_GIVEN MATERIAL_
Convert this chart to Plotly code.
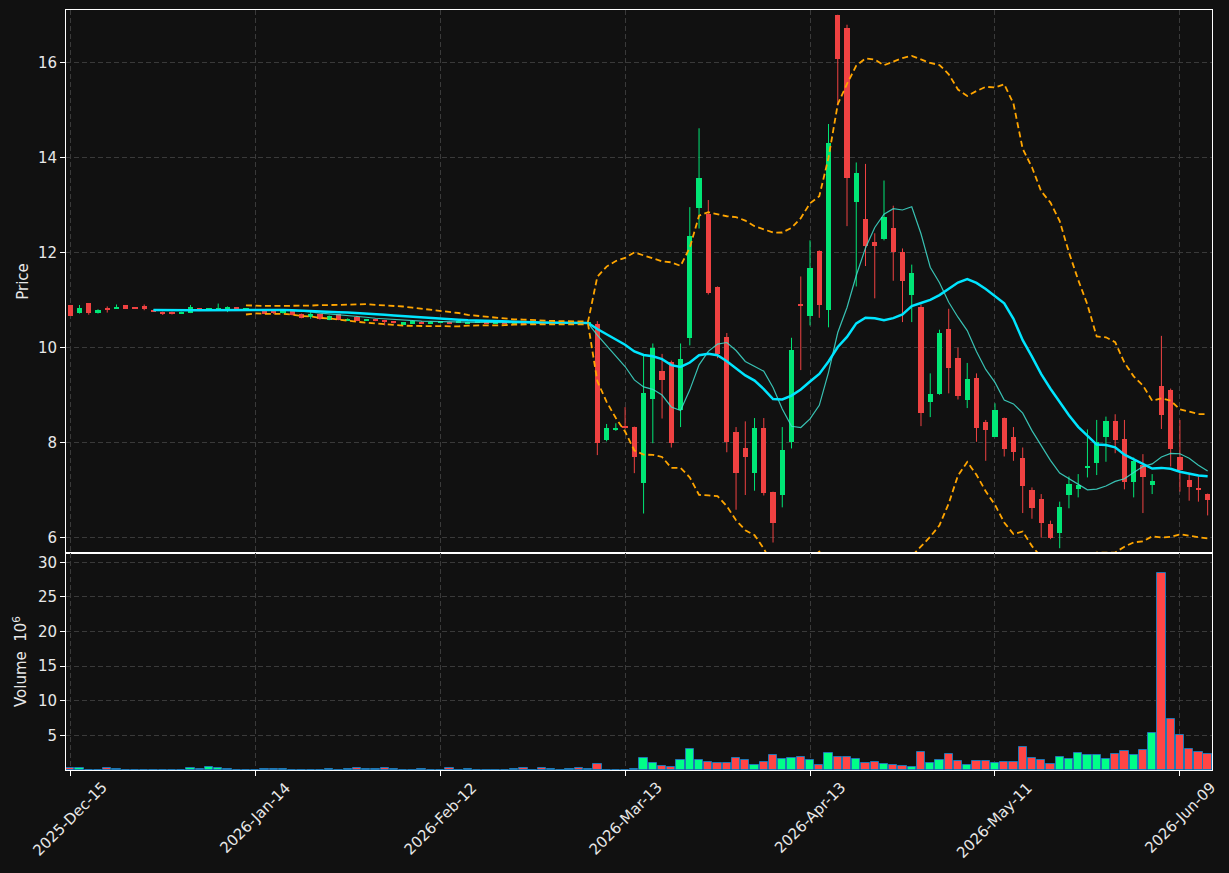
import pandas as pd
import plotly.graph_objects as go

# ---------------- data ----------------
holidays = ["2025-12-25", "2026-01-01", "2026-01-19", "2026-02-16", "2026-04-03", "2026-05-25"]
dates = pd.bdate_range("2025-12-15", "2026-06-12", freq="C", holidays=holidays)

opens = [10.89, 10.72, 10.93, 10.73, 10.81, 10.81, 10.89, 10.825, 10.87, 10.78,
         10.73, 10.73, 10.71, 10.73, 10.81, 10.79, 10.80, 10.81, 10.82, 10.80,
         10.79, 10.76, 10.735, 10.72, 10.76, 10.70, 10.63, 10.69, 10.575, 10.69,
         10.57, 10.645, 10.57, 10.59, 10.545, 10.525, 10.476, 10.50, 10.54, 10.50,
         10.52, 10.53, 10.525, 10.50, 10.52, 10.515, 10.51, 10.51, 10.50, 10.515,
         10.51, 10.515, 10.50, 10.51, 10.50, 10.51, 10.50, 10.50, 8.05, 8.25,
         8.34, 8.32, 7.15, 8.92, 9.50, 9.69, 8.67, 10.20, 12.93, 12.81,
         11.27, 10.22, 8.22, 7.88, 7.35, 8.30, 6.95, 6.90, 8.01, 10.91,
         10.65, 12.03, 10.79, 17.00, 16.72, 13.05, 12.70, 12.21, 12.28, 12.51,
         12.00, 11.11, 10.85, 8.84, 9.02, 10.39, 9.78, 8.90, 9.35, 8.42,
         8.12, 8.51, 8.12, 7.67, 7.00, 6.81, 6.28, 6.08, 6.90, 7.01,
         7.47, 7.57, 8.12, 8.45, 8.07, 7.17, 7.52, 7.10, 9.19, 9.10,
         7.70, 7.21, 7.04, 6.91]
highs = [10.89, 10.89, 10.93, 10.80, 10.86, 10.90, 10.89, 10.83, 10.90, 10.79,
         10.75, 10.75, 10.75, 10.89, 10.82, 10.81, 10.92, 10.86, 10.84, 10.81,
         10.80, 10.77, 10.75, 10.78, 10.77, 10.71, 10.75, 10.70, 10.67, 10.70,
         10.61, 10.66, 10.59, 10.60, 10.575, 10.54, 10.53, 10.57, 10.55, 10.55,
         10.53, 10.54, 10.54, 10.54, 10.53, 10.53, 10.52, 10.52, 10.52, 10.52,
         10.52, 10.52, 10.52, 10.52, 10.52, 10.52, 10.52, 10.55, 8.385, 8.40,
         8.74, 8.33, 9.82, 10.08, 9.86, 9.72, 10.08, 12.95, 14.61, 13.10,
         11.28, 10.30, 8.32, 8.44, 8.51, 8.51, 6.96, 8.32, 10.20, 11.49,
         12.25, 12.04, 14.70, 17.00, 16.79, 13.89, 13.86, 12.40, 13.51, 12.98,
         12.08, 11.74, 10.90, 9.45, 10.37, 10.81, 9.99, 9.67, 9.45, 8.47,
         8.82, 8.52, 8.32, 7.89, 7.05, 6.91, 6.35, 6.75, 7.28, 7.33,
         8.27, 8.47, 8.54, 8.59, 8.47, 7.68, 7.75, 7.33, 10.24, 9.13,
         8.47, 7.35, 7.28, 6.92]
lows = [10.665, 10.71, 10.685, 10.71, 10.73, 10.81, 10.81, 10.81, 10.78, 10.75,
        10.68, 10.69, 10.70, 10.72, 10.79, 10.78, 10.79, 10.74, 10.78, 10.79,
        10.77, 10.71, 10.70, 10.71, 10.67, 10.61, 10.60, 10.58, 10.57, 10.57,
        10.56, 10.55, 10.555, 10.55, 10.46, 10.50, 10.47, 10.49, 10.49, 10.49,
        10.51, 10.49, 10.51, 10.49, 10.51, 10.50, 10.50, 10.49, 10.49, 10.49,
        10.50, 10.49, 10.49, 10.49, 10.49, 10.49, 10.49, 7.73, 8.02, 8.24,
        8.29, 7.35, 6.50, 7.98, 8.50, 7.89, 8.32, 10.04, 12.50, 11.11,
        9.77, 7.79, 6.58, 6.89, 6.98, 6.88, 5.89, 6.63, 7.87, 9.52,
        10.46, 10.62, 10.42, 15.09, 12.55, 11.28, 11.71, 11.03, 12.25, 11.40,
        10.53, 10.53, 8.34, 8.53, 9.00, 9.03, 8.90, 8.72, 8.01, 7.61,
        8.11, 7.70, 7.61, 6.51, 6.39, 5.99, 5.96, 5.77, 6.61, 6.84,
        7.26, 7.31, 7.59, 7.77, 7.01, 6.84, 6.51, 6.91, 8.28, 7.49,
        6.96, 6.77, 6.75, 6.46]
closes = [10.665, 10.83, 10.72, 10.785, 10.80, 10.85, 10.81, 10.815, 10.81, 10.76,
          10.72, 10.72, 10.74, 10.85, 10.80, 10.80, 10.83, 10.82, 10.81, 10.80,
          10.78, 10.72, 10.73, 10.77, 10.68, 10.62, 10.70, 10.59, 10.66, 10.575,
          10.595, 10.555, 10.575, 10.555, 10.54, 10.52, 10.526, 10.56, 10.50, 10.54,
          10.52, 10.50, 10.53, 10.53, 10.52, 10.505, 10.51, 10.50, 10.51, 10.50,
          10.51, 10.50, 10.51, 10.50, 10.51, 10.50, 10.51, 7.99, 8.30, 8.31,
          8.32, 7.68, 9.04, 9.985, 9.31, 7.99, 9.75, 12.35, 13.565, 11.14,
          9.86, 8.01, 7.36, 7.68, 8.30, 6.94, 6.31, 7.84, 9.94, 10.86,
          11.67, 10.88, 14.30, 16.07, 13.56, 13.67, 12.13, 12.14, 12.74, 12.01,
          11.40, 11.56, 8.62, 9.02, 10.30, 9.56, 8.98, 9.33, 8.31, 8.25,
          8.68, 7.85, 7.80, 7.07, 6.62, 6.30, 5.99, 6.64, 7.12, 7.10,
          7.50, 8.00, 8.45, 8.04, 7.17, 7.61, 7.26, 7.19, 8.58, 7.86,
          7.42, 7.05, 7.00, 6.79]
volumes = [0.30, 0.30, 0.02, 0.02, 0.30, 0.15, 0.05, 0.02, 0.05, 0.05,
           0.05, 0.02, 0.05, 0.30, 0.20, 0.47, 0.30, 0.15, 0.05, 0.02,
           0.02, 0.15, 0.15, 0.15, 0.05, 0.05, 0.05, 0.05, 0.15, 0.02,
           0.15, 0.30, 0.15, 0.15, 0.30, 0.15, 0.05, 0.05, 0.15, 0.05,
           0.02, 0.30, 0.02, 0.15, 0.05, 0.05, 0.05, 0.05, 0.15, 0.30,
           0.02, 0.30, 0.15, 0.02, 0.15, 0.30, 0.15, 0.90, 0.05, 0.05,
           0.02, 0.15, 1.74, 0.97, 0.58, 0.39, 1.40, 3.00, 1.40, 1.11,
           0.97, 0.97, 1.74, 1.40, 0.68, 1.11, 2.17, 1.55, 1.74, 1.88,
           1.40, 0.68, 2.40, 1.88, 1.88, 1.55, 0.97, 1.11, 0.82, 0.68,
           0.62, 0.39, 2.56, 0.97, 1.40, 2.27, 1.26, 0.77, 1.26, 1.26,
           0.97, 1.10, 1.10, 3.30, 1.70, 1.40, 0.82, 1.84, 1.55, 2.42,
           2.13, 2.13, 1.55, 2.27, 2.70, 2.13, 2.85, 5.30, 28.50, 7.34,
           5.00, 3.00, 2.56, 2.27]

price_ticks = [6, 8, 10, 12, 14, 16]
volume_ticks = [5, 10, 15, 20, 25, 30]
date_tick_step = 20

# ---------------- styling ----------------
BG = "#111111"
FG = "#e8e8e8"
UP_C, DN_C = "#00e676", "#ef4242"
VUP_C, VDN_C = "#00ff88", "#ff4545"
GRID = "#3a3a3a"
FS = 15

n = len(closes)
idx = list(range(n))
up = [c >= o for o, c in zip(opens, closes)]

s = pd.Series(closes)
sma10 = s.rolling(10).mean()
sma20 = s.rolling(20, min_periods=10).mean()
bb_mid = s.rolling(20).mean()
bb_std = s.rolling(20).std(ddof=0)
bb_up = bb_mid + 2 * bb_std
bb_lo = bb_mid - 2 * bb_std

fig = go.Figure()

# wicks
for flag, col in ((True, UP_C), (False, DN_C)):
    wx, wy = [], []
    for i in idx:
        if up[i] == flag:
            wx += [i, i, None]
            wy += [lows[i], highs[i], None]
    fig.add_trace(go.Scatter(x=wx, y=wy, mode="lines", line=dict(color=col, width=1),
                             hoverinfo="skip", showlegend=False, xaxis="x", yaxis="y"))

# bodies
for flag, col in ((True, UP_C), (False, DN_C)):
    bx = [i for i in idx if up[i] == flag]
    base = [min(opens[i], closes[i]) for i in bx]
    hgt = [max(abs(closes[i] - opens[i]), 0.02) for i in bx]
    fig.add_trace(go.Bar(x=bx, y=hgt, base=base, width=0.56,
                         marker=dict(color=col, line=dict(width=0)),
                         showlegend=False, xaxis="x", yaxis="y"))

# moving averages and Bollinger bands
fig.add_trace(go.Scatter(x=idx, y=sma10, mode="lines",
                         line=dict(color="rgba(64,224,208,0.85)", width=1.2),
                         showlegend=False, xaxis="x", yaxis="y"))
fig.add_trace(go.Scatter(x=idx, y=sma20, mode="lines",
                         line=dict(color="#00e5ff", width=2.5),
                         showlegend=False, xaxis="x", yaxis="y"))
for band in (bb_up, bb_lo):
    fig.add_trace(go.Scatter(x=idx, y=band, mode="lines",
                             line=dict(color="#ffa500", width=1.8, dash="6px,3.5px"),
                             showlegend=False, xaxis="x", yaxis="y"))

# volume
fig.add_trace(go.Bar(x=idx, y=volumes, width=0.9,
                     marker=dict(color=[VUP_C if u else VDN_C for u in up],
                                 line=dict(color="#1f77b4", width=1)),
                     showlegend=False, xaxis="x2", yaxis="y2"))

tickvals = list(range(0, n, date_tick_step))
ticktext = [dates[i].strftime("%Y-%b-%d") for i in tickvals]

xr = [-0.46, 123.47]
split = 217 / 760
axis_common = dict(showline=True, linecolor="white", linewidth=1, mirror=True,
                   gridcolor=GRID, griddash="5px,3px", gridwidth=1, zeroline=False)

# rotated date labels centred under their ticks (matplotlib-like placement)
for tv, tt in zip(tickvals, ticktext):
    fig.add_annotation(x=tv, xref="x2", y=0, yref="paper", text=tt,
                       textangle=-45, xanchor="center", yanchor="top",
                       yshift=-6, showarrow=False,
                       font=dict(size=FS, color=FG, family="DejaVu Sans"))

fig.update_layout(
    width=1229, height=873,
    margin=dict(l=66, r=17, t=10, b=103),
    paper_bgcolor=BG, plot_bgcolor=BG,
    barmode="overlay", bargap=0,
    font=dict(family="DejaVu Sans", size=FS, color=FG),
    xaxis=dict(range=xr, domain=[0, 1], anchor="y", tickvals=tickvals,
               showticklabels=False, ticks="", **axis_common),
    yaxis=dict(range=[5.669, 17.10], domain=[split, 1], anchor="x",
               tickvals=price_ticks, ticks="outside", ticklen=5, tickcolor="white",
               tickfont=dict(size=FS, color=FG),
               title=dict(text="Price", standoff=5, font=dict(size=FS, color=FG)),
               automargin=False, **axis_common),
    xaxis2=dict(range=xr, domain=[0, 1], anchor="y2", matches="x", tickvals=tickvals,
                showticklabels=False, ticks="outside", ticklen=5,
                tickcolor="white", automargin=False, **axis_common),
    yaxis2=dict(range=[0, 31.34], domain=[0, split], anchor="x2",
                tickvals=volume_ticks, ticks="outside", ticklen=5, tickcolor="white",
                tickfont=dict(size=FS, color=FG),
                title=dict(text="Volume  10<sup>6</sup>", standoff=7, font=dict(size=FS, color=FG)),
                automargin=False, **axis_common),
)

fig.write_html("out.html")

_DIRECTIONS_
Could the lines from the top of the material through the line with "import plotly.graph_objects as go" be repeated exactly, pictures left out?

_TASK OUTPUT_
Convert this chart to Plotly code.
import pandas as pd
import plotly.graph_objects as go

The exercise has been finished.